STATED TASK: Among the entries, which lines carry the string "matplotlib"? Copy each of them.

LISTED ENTRIES:
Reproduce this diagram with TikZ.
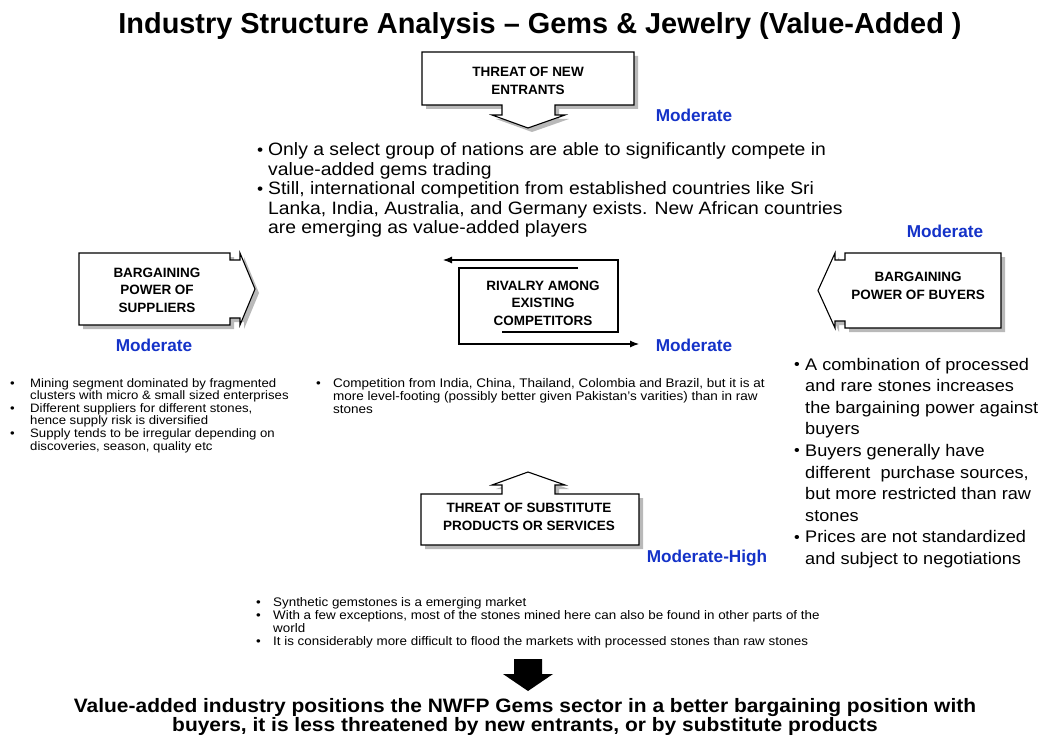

---

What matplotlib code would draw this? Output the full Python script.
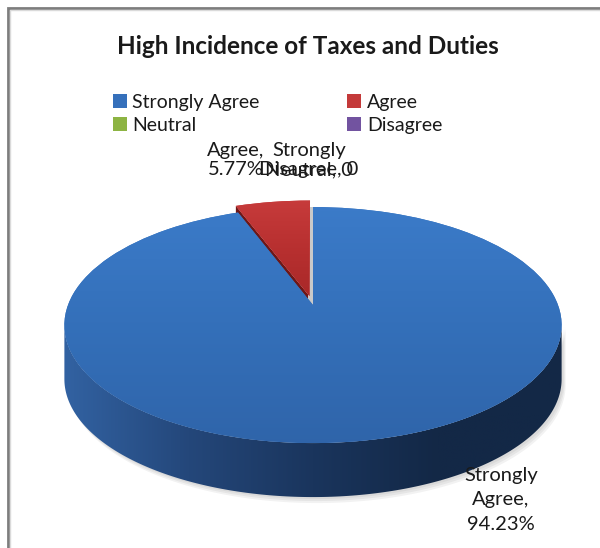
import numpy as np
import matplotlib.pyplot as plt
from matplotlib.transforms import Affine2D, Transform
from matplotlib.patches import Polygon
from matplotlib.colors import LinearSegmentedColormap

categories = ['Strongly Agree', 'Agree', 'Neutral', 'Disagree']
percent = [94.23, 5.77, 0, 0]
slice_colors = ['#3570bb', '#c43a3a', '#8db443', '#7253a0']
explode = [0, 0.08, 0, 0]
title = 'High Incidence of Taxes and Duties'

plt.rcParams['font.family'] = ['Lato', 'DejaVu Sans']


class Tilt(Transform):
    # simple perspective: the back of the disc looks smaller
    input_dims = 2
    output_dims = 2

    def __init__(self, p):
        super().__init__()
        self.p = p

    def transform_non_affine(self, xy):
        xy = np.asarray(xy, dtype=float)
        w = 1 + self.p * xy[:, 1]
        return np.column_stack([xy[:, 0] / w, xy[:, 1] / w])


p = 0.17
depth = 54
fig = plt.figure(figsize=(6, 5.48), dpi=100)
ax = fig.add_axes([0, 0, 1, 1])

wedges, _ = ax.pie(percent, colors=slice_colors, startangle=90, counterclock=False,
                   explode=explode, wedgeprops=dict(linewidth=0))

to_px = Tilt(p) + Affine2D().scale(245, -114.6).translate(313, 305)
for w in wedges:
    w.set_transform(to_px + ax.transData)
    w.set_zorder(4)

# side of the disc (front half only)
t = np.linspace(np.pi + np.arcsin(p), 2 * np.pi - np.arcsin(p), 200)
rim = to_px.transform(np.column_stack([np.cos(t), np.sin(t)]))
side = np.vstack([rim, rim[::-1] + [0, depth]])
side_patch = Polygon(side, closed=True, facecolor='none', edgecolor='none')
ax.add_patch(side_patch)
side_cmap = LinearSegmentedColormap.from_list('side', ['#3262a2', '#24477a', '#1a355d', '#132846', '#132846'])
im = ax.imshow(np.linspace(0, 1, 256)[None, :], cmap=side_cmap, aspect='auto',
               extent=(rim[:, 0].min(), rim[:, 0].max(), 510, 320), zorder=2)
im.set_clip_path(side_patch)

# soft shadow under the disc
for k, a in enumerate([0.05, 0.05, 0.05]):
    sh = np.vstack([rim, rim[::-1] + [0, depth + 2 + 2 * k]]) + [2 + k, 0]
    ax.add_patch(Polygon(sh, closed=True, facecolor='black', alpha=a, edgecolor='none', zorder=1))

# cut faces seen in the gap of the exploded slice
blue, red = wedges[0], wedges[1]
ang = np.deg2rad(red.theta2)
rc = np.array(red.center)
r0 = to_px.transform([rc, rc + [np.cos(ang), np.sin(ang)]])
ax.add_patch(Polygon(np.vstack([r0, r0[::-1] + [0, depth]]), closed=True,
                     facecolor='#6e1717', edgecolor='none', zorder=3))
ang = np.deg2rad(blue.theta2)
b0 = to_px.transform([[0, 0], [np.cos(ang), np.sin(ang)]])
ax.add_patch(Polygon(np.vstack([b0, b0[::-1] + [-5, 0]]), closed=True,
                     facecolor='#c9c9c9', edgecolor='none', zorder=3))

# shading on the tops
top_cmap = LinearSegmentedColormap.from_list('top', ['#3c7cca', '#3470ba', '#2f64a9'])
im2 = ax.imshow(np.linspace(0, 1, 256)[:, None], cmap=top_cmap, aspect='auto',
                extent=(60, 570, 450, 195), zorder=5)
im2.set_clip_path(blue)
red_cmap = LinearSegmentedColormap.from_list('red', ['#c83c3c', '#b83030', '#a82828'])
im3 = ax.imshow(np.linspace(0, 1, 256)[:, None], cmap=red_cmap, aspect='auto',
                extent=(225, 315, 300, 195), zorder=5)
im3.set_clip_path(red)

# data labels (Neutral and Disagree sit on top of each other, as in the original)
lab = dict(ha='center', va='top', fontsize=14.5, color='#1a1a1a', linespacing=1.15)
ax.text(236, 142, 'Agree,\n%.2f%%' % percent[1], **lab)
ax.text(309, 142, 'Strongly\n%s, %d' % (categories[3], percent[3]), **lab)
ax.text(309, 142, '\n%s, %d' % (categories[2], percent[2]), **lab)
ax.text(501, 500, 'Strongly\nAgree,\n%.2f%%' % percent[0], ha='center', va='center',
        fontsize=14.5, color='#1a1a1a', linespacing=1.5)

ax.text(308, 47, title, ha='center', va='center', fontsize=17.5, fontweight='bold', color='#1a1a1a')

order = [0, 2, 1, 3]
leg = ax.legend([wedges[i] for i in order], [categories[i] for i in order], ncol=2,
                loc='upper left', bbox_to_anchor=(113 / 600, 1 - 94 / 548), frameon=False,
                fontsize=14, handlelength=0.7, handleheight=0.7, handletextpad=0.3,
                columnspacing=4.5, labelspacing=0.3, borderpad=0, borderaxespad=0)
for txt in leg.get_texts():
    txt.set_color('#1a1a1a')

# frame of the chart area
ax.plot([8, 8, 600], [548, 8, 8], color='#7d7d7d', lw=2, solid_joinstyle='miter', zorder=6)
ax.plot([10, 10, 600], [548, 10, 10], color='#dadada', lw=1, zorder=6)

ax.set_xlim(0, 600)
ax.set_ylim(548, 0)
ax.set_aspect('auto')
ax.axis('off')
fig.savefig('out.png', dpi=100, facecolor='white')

==

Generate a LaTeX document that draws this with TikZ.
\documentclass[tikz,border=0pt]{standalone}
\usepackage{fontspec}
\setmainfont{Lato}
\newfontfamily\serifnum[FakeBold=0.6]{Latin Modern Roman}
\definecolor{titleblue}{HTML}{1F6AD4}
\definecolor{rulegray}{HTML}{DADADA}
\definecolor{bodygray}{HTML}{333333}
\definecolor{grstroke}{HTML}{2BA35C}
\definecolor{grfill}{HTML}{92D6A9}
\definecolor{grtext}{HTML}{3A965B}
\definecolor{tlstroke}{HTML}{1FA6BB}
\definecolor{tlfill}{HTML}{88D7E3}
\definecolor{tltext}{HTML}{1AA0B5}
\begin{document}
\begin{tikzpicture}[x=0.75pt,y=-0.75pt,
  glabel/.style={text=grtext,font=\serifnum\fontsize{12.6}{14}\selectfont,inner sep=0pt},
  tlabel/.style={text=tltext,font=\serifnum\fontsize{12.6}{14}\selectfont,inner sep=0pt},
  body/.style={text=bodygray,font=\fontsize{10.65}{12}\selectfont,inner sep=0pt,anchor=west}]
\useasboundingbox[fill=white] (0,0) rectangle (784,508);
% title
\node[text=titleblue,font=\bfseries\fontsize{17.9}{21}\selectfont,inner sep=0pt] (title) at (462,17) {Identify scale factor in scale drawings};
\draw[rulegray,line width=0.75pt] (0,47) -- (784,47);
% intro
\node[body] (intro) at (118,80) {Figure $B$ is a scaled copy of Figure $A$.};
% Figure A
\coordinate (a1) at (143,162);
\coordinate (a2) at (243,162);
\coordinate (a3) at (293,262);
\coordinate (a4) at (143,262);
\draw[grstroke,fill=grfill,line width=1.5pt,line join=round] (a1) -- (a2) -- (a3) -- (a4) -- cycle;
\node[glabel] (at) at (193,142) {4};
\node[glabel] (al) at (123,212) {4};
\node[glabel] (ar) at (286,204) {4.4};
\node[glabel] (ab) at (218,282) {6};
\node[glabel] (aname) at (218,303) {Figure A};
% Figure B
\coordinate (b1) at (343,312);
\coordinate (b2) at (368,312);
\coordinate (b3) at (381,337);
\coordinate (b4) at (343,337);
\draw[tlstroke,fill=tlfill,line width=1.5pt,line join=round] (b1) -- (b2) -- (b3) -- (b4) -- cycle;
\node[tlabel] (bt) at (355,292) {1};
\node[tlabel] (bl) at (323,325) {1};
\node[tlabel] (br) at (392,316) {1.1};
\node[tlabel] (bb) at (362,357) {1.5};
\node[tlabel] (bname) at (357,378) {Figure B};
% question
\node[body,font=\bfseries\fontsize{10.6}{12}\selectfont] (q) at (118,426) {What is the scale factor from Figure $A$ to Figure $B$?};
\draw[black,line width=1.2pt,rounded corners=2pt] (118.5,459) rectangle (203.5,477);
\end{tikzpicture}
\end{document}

FULL SOLUTION:
What matplotlib code would draw this? Output the full Python script.
import matplotlib.pyplot as plt
from matplotlib.transforms import Affine2D, Transform
from matplotlib.patches import Polygon
from matplotlib.colors import LinearSegmentedColormap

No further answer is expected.